03:18 AM - 30/11/24
Ah man I feel so don't wanna do anything. I just feel whatever to anything. I feel like I don't care anymore.
Iyan asks to come, I guess sure why not? It Friday anyway so today will be the last day he comes because he never comes in weekends. So I let him come.
Oh do I hate it. He stays until almost 10pm. He just don't wanna get home. He use my laptop, and that's fine, but at least asks me if I wanna use it. I know it's probably my fault to not just tell him that I want to use my laptop, but I actually don't really want to. I just hate his acts.
Maybe I just try to looking for more reason to hate him, but even this thought process of thinking myself, it's me who is at fault for even thinking about this, it's me who's the bad guy, making me more headache.
I still had my headache from yesterday, and me confused that I am bad or not, making me more headache.
I don't know. I just hate that he use me for convenient place for him to playing.
I don't mind if he tells his tragic stories about how bad his parents are. He needs to tell someone or people to listen.
I don't mind if he eats 2 times here free and use my laptop for discord voice.
I just hate that my personal space get disrupted. I hate that I can't do my exercise routine. I hate that I can't focus on myself if he's here. I just can't focus to my Anki and my YouTube that I should've enjoyed. I just couldn't, I got distracted by his presence. The very fact that he's here makes me can't focus and I feel like I don't know what to do.
With the hatred and the confusion that I maybe the one who's wrong for thinking like that, makes me feel like I don't care anymore about anything.
After he finally left, after looking for his key that he often lose here, I just don't wanna do anything. I put some YouTube and watch a bunch of movies reaction to get some reaction and feelings from people, I know it sounds sad, but it is quite enjoyable to see people. It's just connection. And I just need to turn off my brain and watch the movies and reactions.
I don't know, what am I supposed to feel? What am I supposed to think? Does looking for something to justify more of your feeling making you a bad person? Am I, a bad person?
I think that of course I'm not. I think that of course he's the one who wrong here and not me. And that what I'll choose to believe.
He's indeed someone that's been through rough times, but it doesn't mean he's never made any mistakes.
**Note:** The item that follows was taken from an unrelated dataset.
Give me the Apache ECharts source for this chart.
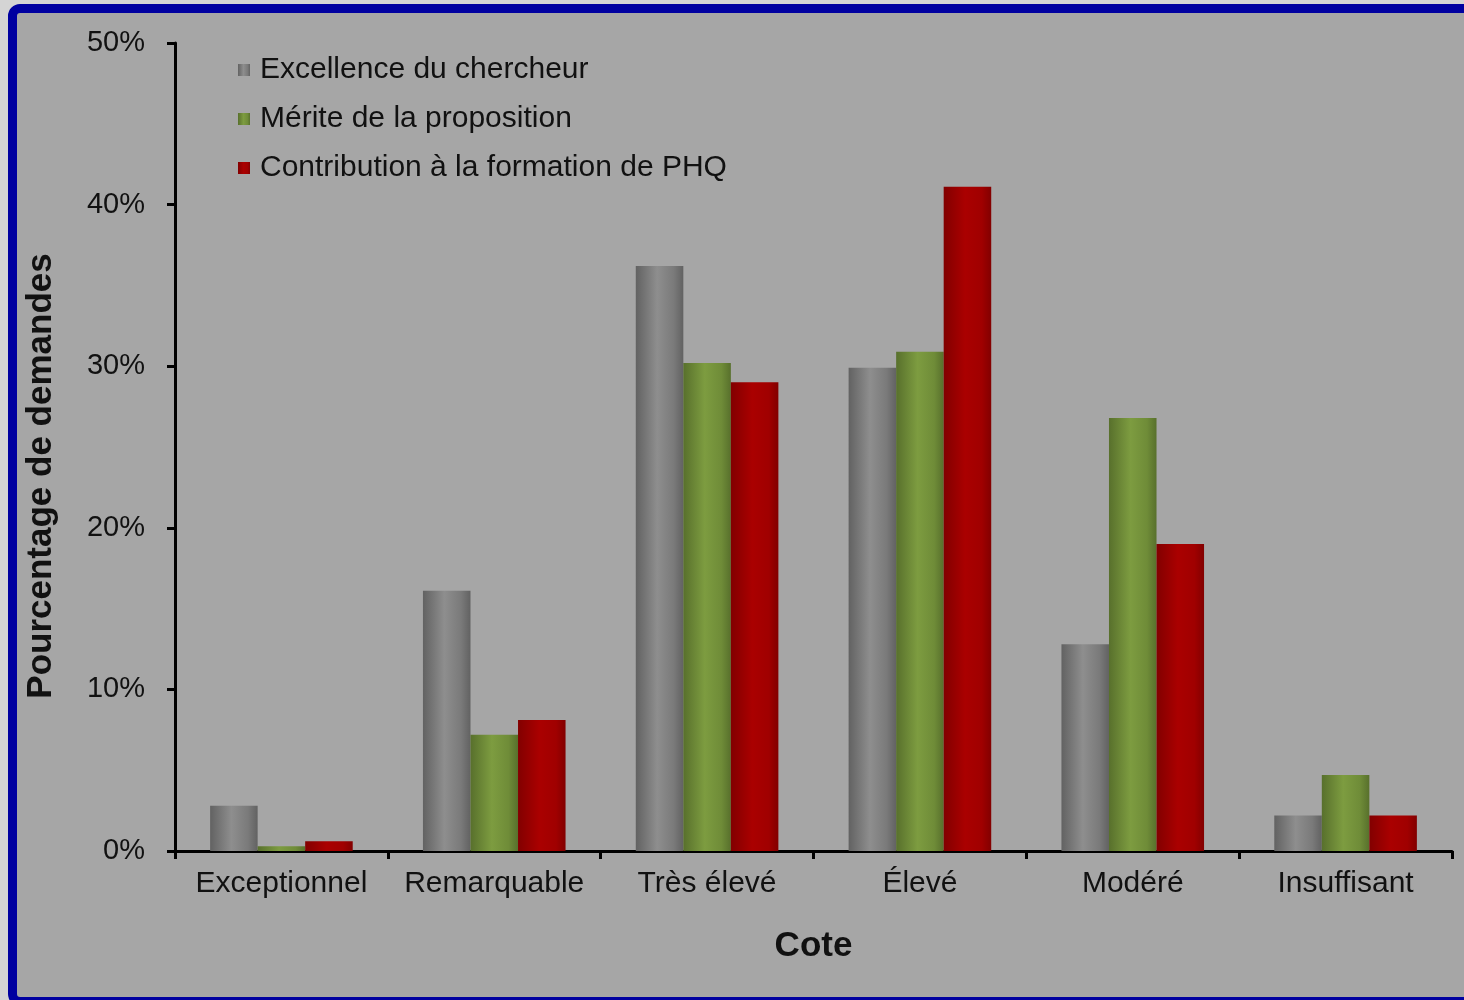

He still pretending to go to his college to his parents, even though he dropped out. And there must be more than from what he's saying.
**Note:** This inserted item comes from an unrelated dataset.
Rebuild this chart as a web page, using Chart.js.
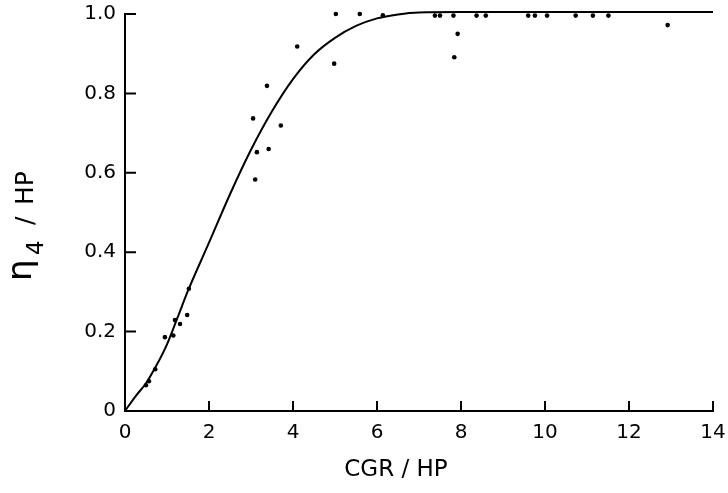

That's why I can't sympathize more, and I don't wanna be the one who help him anymore.
This has been a rant about my feelings to this guy Iyan. But whatever. Because of him, and my headache, yesterday's been nothing so there's really not much to talk about.
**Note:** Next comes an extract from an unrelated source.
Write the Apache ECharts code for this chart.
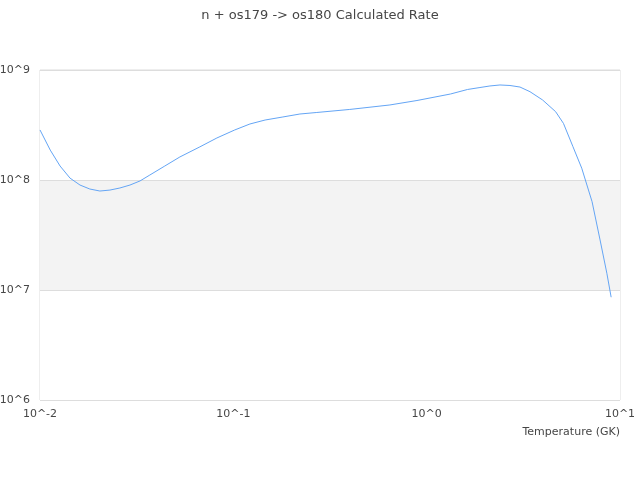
<!DOCTYPE html>
<html>
<head>
<meta charset="utf-8">
<script src="https://cdn.jsdelivr.net/npm/echarts@6/dist/echarts.min.js"></script>
<style>html,body{margin:0;padding:0;background:#fff}#c{width:640px;height:480px}</style>
</head>
<body>
<div id="c"></div>
<script>
var titleText = 'n + os179 -> os180 Calculated Rate';
var xAxisName = 'Temperature (GK)';
var temperatures = [0.01,0.0113,0.0127,0.0143,0.0161,0.0181,0.0204,0.023,0.0259,0.0292,0.0329,0.037,0.0442,0.0529,0.0671,0.0822,0.1017,0.1218,0.146,0.1804,0.2209,0.2703,0.4,0.6454,0.891,1.328,1.626,1.886,2.125,2.394,2.697,3.038,3.423,3.977,4.645,5.1,5.71,6.34,7.17,7.887,8.55,9.0];
var rates = [2.85e8,1.87e8,1.34e8,1.04e8,9.0e7,8.28e7,7.94e7,8.1e7,8.46e7,9.0e7,9.8e7,1.11e8,1.34e8,1.62e8,2.0e8,2.41e8,2.85e8,3.23e8,3.51e8,3.74e8,3.98e8,4.11e8,4.38e8,4.81e8,5.28e8,6.05e8,6.65e8,6.93e8,7.16e8,7.31e8,7.23e8,7.0e8,6.35e8,5.34e8,4.18e8,3.27e8,2.01e8,1.28e8,6.35e7,2.85e7,1.42e7,8.6e6];

var seriesData = temperatures.map(function(t, i){ return [t, rates[i]]; });
function powLabel(v){ return '10^' + Math.round(Math.log10(v)); }

var chart = echarts.init(document.getElementById('c'), null, {renderer:'canvas'});
chart.setOption({
  animation: false,
  backgroundColor: '#fff',
  title: {
    text: titleText, left: 'center', top: 4,
    textStyle: {fontFamily: 'DejaVu Sans', fontSize: 13, fontWeight: 'normal', color: '#464646'}
  },
  grid: {left: 40, right: 20, top: 70, bottom: 80, show: true, borderColor: '#dddddd', borderWidth: 1, containLabel: false, outerBoundsMode: 'none'},
  xAxis: {
    type: 'log', min: 0.01, max: 10, logBase: 10,
    name: xAxisName, nameLocation: 'end', nameGap: 0,
    nameTextStyle: {fontFamily: 'DejaVu Sans', fontSize: 11, color: '#464646', align: 'right', verticalAlign: 'top', padding: [27, 0, 0, 0]},
    axisLine: {show: false}, axisTick: {show: false},
    splitLine: {show: false},
    axisLabel: {formatter: powLabel, fontFamily: 'DejaVu Sans', fontSize: 11, color: '#464646', margin: 9}
  },
  yAxis: {
    type: 'log', min: 1e6, max: 1e9, logBase: 10,
    axisLine: {show: false}, axisTick: {show: false},
    splitLine: {show: true, lineStyle: {color: '#dddddd'}},
    splitArea: {show: true, areaStyle: {color: ['#f3f3f3', 'rgba(255,255,255,1)']}},
    axisLabel: {formatter: powLabel, fontFamily: 'DejaVu Sans', fontSize: 11, color: '#464646', margin: 10}
  },
  series: [{
    type: 'line', data: seriesData, showSymbol: false, symbol: 'none',
    lineStyle: {color: '#64a5f5', width: 1}, itemStyle: {color: '#64a5f5'}
  }]
});
</script>
</body>
</html>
I didn't do any of my habits which are walking, exercises, and Anki.
I feel like I don't care anymore if he asks to come. I'd say no everyday. But having said that, when it comes to the time, I might changed my mind. I just having the thoughts of what if and what'd happen to them after I reject them. And compare it to my minor annoyance or problem, and might justify my acceptance even though I declare otherwise beforehand.
Sigh I just... Whatever. I don't care and don't wanna care for now.
Here's me:
I hope I could enjoy more things, and find happiness myself.
Of course I hope and pray that everyone is healthy, and my family will and always be a happy family.